Based on the online conversations we have seen and engaged in the following seem to be the most frequently asked questions or comments made to date in connection with the An Inconvenient PR Truth campaign animation. Feel free to ask more in the comments below.
Q. Are you suggesting irrelevant press release emails are causing climate change?
Q. Are you saying that irrelevance in general and spam in particular is the equivalent to pollution in the online world?
A. Yes. The billions £/$ that are probably spent either reducing it or wasted dealing with it are proof of this. Web filtering, spam filtering, pop up blockers, security patches, spam folders etc are just some of the many steps people take to try and reduce the impact of this online pollution.
Q. Are you suggesting that irrelevant press release emails are the main cause of online irrelevance?
A. Not in the slightest. They are the tiniest tip of an enormous iceberg. This is why the animation states that the PR Industry is only “one of those responsible for” this problem. However within the PR and Media industries themselves the scale of the problem is significant.
Q. Why use the analogy with the environment and the Al Gore film?
A. As others have pointed out the animation is a pastiche, but it is intended as a respectful one. Hence the message in the opening segment that the debate about environmental pollution is now a mainstream one, despite being, as Al Gore stated, An Inconvenient Truth. Yet this issue of irrelevant press release emails, which is clearly FAR less important, is one that we in the PR world seem to avoid tackling.
The issue raises its head every so often, as it did earlier this month, but the debate, if any, that follows is limited, rarely constructive and often fails to acknowledge the scale of the problem. Indeed, what is reasonable for both senders and recipients to expect from each other or how they might better interact is rarely addressed. The tough one – how it could be solved is not really discussed and never (to our knowledge) in a broad church, mainstream, environment. So nothing really changes.
Yet dealing with this issue is arguably the equivalent of “turning off the light” in an environmental context. The research suggests that around two thirds of recipients would be happy with a 50:50 relevant/irrelevant split.
As a big step in the right direction is that really such a challenge? Particularly compared to dealing with climate change!
Q. What do you mean by the “PR Industry”?
A. PR industry, we believe, means all those individuals and organisations (inhouse, agencies, freelancers, service providers) involved in the creation and sending of press releases– and that includes RealWire and the other PR agencies and service provider supporters of the campaign.
Q. Was this meant as an attack on the PR industry?
A. No -not at all. In fact the opposite is true. It is precisely because all those involved in the campaign are passionate about public relations and the benefits it can bring, that we have wanted to raise this issue.

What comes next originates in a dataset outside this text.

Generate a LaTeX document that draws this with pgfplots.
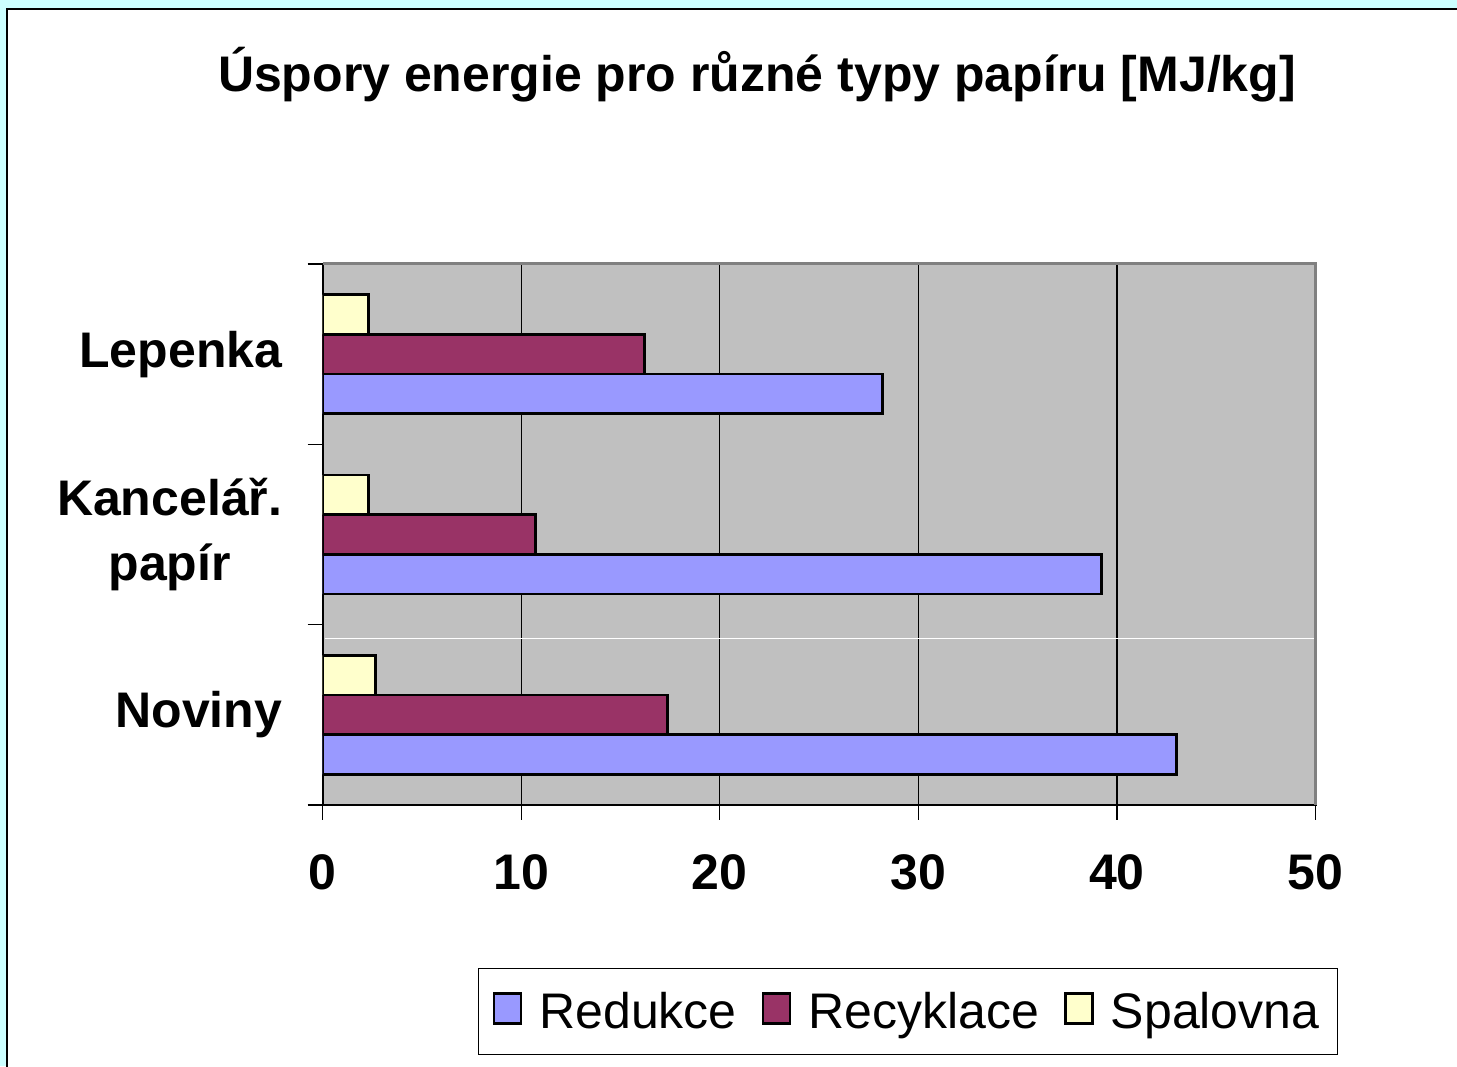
\documentclass[border=0pt]{standalone}
\usepackage{fontspec}
\setmainfont{Liberation Sans}
\usepackage{pgfplots}
\pgfplotsset{compat=1.18}
\definecolor{bgcyan}{HTML}{CCFFFF}
\definecolor{plotgray}{HTML}{C0C0C0}
\definecolor{framegray}{HTML}{808080}
\definecolor{redukce}{HTML}{9999FF}
\definecolor{recyklace}{HTML}{993366}
\definecolor{spalovna}{HTML}{FFFFCC}
\begin{document}
\begin{tikzpicture}
\useasboundingbox (0,0) rectangle (728.5pt,533pt);
\fill[bgcyan] (0,0) rectangle (728.5pt,533pt);
\filldraw[fill=white, draw=black, line width=1pt] (3.5pt,-10pt) rectangle (740pt,528.5pt);
\node[anchor=base, inner sep=0pt, font=\fontsize{25}{30}\selectfont\bfseries] at (378.5pt,487pt) {Úspory energie pro různé typy papíru [MJ/kg]};
\begin{axis}[
  at={(161.3pt,130.5pt)}, anchor=south west,
  scale only axis, width=496.5pt, height=270.5pt,
  xbar, bar width=0.22,
  xmin=0, xmax=50, ymin=-0.5, ymax=2.5,
  axis background/.style={fill=plotgray},
  axis line style={black, line width=0.9pt},
  xtick={0,10,...,50},
  ytick={-0.5,0.5,1.5,2.5},
  yticklabels={},
  extra y ticks={0,1,2},
  extra y tick labels={Noviny,{Kancelář.\\papír},Lepenka},
  extra y tick style={tick style={draw=none}},
  xtick pos=bottom, ytick pos=left,
  tick align=outside,
  major tick length=7.5pt,
  tick style={black, line width=0.6pt},
  xmajorgrids,
  major grid style={black, line width=0.6pt},
  /pgf/number format/assume math mode=true,
  xticklabel style={font=\fontsize{25}{30}\selectfont\bfseries, inner sep=0pt, anchor=north, yshift=-17pt},
  yticklabel style={font=\fontsize{25}{32.5}\selectfont\bfseries, align=center, inner sep=0pt, anchor=east, xshift=-12.5pt},
  every axis plot/.append style={draw=black, line width=1.4pt},
  legend columns=3,
  legend style={at={(0.5896,-0.3817)}, anchor=center, draw=black, line width=0.5pt,
    font=\fontsize{25}{30}\selectfont, inner xsep=7pt, inner ysep=9.5pt,
    /tikz/every even column/.append style={column sep=10.5pt}},
  legend image code/.code={\draw[#1, line width=1.3pt] (0pt,-6pt) rectangle (13.5pt,9pt); \path (20pt,0pt);},
  after end axis/.code={\draw[framegray, line width=1.5pt] (rel axis cs:0,1) -- (rel axis cs:1,1) -- (rel axis cs:1,0);},
]
\addplot[fill=redukce, bar shift=-0.22] coordinates {(43.0,0) (39.2,1) (28.2,2)};
\addplot[fill=recyklace, bar shift=0] coordinates {(17.35,0) (10.7,1) (16.2,2)};
\addplot[fill=spalovna, bar shift=0.22] coordinates {(2.65,0) (2.3,1) (2.3,2)};
\legend{Redukce,Recyklace,Spalovna}
\draw[white, line width=0.5pt] (axis cs:0.1,0.426) -- (axis cs:49.9,0.426);
\end{axis}
\end{tikzpicture}
\end{document}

Most of us rely on this industry to pay the mortgage and feed our kids, so biting the hand … is not our intention. But squeezing it a bit in an attempt to attend to an issue that, if solved, could improve the impact and value of the industry as a whole, is a risk we are all prepared to take.
Q. Isn’t it just as important that clients consider the impact of this issue?
A. Yes absolutely, but we believe that it should start with PR practitioners first.